Saturday, March 6, 2021

mergers and acquisitions

No longer doing a short film, but instead, a trailer promo, consisting of two trailers and the marketing for the film.

I'll focus on the finance side of my trailer in this post, researching films related to that topic.

Big Short

Two trailers, most of the same shots but different target audiences and purposes. The first one is a bit more mainstream, more relatable in the sense that it tries to make the world of finance seem interesting through the characters and high-paced editing. They definitely aimed this at a broader demographic. 

The second trailer is more technical, a bit more boring, and frankly not edited very well. The timing is off and it's like they tried their hardest to not watch the movie. Lots of comedic moments mixed with audio and sound that fits for an action film. Also, what's with the generic trailer movie voice?? 

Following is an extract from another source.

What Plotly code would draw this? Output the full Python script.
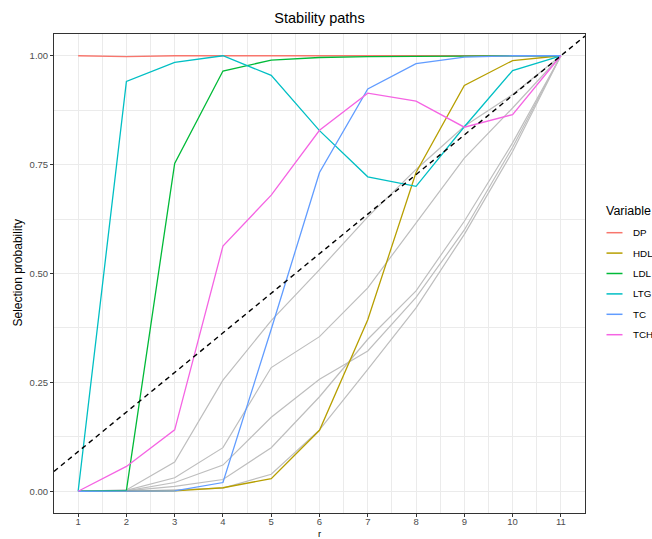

If their purpose was to differentiate the two trailers, congratulations, they did a stellar job, but if I was looking for inspiration, I would stick with the first one. 

The Wolf of Wall Street

If Jay Gatsby worked on Wall Street sums up pretty much both trailers. The first one was classic Scorcese. Detached morality, black humor, a constantly roaming camera plus larger-than-life personalities. Very watchable and it does explain how it got a box office of almost $400 million. The second trailer was more coming of age but in terms of wealth, lifestyle and absurdity. Not that different from my perspective, both accomplish their goal to entice the viewer to watch the movie through lies, greed, and corruption on Wall Street as a comedy.

Boiler Room

Clearly filmed in a different decade than the last two and although I could only find one trailer, it still makes a pretty good piece to research for my own project. Unlike The Wolf of Wall Street, ethics are an actual part of the movie, even showing the part of the consequences of their illegal schemes on ordinary people along with the craziness of the Wall Street world in the early 2000s. Unfortunately, the trailer goes through the entire movie, summarizing it, and doesn't leave too much for the viewer not to know once they go watch the film. Great movie though.

Margin Call

What the hell is that movie spy font doing on a wall street stockbroker film??? Besides that this film is much more niche than the others. Even in the trailer, they explain terms that some won't understand and in the actual film, only people that would understand those terms would be finance majors or people who did their due diligence concerning the great recession but that's fine as the whole trailer and film's conflict and incident were that there was a really big problem in the financial market due to unethical trading practices. It still has some scenes I might want to incorporate into my film, possibly.